Selenskyj rechnet mit möglichem Kriegsende 2025
Selenskyj ist optimistisch, dass es im nächsten Jahr Möglichkeiten gibt, den Krieg zu beenden. «Wann wird der Krieg enden? Wenn Russland will, dass der Krieg endet. Wenn Amerika eine stärkere Position einnimmt.
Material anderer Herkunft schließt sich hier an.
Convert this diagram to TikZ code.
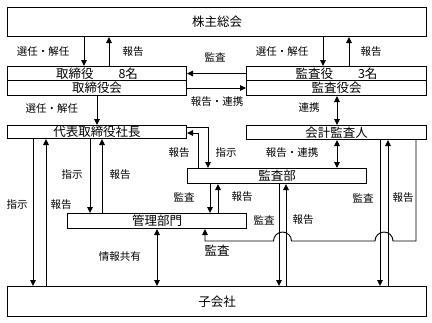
\documentclass[tikz,border=0pt]{standalone}
\usepackage{fontspec}
\setmainfont{Noto Sans CJK JP}
\usepackage{tikz}
\usetikzlibrary{arrows.meta,calc}
\tikzset{
  box/.style={draw,line width=1pt,anchor=north west,inner sep=0pt,align=center,font=\fontsize{12.5}{13}\selectfont},
  lbl/.style={inner sep=0pt,font=\fontsize{10.5}{11}\selectfont},
  arr/.style={-{Triangle[length=6pt,width=5.5pt]},line width=0.9pt},
  darr/.style={{Triangle[length=6pt,width=5.5pt]}-{Triangle[length=6pt,width=5.5pt]},line width=0.9pt}
}

\begin{document}
\begin{tikzpicture}[x=1pt,y=-1pt]
\useasboundingbox (0,0) rectangle (432,322);

% boxes
\node[box,minimum width=419pt,minimum height=29pt] (soukai) at (7,7) {株主総会};
\node[box,minimum width=179pt,minimum height=14pt] (tori) at (7,66) {取締役\hspace{2em}8名};
\node[box,minimum width=179pt,minimum height=15pt] (torikai) at (7,80) {取締役会};
\node[box,minimum width=180pt,minimum height=14pt] (kansa) at (246,66) {監査役\hspace{2em}3名};
\node[box,minimum width=180pt,minimum height=15pt] (kansakai) at (246,80) {監査役会};
\node[box,minimum width=179pt,minimum height=13pt] (shacho) at (7,125) {代表取締役社長};
\node[box,minimum width=180pt,minimum height=14pt] (kaikei) at (246,125) {会計監査人};
\node[box,minimum width=179pt,minimum height=15pt] (kansabu) at (187,168) {監査部};
\node[box,minimum width=179pt,minimum height=15pt] (kanri) at (67,213) {管理部門};
\node[box,minimum width=419pt,minimum height=30pt] (kogaisha) at (7,286) {子会社};

% shareholders
\draw[arr] (soukai.south -| 84,0) -- (tori.north -| 84,0);
\draw[arr] (tori.north -| 109,0) -- (soukai.south -| 109,0);
\draw[arr] (soukai.south -| 323,0) -- (kansa.north -| 323,0);
\draw[arr] (kansa.north -| 349,0) -- (soukai.south -| 349,0);
\node[lbl] (l1) at (43,52) {選任・解任};
\node[lbl] (l2) at (133,52) {報告};
\node[lbl] (l3) at (282,52) {選任・解任};
\node[lbl] (l4) at (371,52) {報告};

% board and auditors
\draw[arr] (kansa.west) -- (tori.east);
\draw[arr] (torikai.east) -- (kansakai.west);
\node[lbl] (l5) at (215,57) {監査};
\node[lbl] (l6) at (217,102) {報告・連携};
\draw[arr] (torikai.south) -- (shacho.north);
\node[lbl] (l7) at (52,109) {選任・解任};
\draw[darr] (kansakai.south -| 337,0) -- (kaikei.north -| 337,0);
\node[lbl] (l8) at (309,108) {連携};

% president and audit dept
\draw[arr] (shacho.east |- 0,127) -| (kansabu.north -| 208,0);
\draw[arr] (kansabu.north -| 198,0) |- (shacho.east |- 0,133);
\node[lbl] (l9) at (179,153) {報告};
\node[lbl] (l10) at (226,153) {指示};
\draw[darr] (kaikei.south -| 337,0) -- (kansabu.north -| 337,0);
\node[lbl] (l11) at (292,153) {報告・連携};

% president and management
\draw[arr] (shacho.south -| 90,0) -- (kanri.north -| 90,0);
\draw[arr] (kanri.north -| 102,0) -- (shacho.south -| 102,0);
\node[lbl] (l12) at (72,175) {指示};
\node[lbl] (l13) at (120,175) {報告};
\draw[arr] (shacho.south -| 33,0) -- (kogaisha.north -| 33,0);
\draw[arr] (kogaisha.north -| 46,0) -- (shacho.south -| 46,0);
\node[lbl] (l14) at (17,205) {指示};
\node[lbl] (l15) at (61,205) {報告};

% audit dept
\draw[arr] (kansabu.south -| 210,0) -- (kanri.north -| 210,0);
\draw[arr] (kanri.north -| 218,0) -- (kansabu.south -| 218,0);
\node[lbl] (l16) at (184,197) {監査};
\node[lbl] (l17) at (242,197) {報告};
\draw[arr] (kansabu.south -| 279,0) -- (kogaisha.north -| 279,0);
\draw[arr] (kogaisha.north -| 286,0) -- (kansabu.south -| 286,0);
\node[lbl] (l18) at (264,220) {監査};
\node[lbl] (l19) at (303,220) {報告};

% accounting auditor
\draw[arr] (kaikei.south -| 380,0) -- (kogaisha.north -| 380,0);
\draw[arr] (kogaisha.north -| 388,0) -- (kaikei.south -| 388,0);
\node[lbl] (l20) at (363,198) {監査};
\node[lbl] (l21) at (403,198) {報告};
\draw[arr] (kaikei.south -| 416,0) -- (416,241) -- (393,241)
  arc[start angle=0,end angle=180,radius=9pt] -- (291.5,241)
  arc[start angle=0,end angle=180,radius=9pt] -- (205,241)
  -- (kanri.south -| 205,0);
\node[inner sep=0pt,font=\fontsize{12.5}{13}\selectfont] (l22) at (217,251) {監査};

% management and subsidiaries
\draw[darr] (kanri.south) -- (kanri.south |- kogaisha.north);
\node[lbl] (l23) at (120,257) {情報共有};
\end{tikzpicture}
\end{document}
Wenn der globale Süden auf der Seite der Ukraine und auf der Seite der Beendigung des Krieges steht», erklärte Selenskyj im Gespräch mit Vertretern ausländischer Medien in Kiew.
Er äußerte Zuversicht, dass alle diese Maßnahmen früher oder später umgesetzt und Entscheidungen getroffen würden. «Es wird kein einfacher Weg sein, aber ich bin zuversichtlich, dass wir alle Chancen haben, es nächstes Jahr zu schaffen» wurde Selenskyj weiter von der Agentur Ukrinform zitiert.
Wie wird Trump sich verhalten?
«Wir sind offen für Vorschläge von Führern afrikanischer, asiatischer und arabischer Staaten», sagte Selenskyj weiter. «Ich möchte auch die Vorschläge des neuen Präsidenten der Vereinigten Staaten von Amerika hören und ich denke, wir werden sie im Januar hören, und wir werden einen Plan haben, um diesen Krieg zu beenden.»
Donald Trump, der designierte US-Präsident, hat während seines Wahlkampfs mehrmals angedeutet, dass er die umfangreiche militärische Unterstützung der USA für Kiew reduzieren möchte. Seine frühere Aussage, dass er den Krieg innerhalb von 24 Stunden beenden könnte, war zuletzt nicht mehr zu hören.
Seit mehr als zweieinhalb Jahren führt Russland einen Angriffskrieg gegen die Ukraine. Bisher gab es aus Moskau keine Anzeichen für ein schnelles Ende des Krieges.
Selenskyj-Berater: Putin hat «absolute Angst»
Mychajlo Podoljak aus dem Beraterstab des ukrainischen Präsidenten bewertet die jüngsten Drohungen von Kremlchef Putin als Ausdruck «absoluter Angst». Der «Bild am Sonntag» sagte er, der russische Präsident versuche, den Westen mit seinen Drohungen zu erschrecken. «Putin will den Krieg nur nach seinen Bedingungen beenden, um nicht für Kriegsverbrechen verantwortlich gemacht zu werden.» Podoljak forderte den Westen zu einer härteren Haltung gegenüber Russland auf. «Man kann mit Putin nicht verhandeln. Man muss ihm klar und konsequent entgegentreten.»
Podoljak kritisierte das jüngste Telefonat von Bundeskanzler Scholz mit Putin. Er warf Scholz vor, ohne ausreichende Druckmittel mit Putin gesprochen zu haben. «Putin sieht jeden Anruf als Demütigung und Bestätigung seiner Vormachtstellung.» Nach dem Gespräch habe Russland mit Raketenangriffen auf die Ukraine reagiert, was seine Einschätzung bestätige.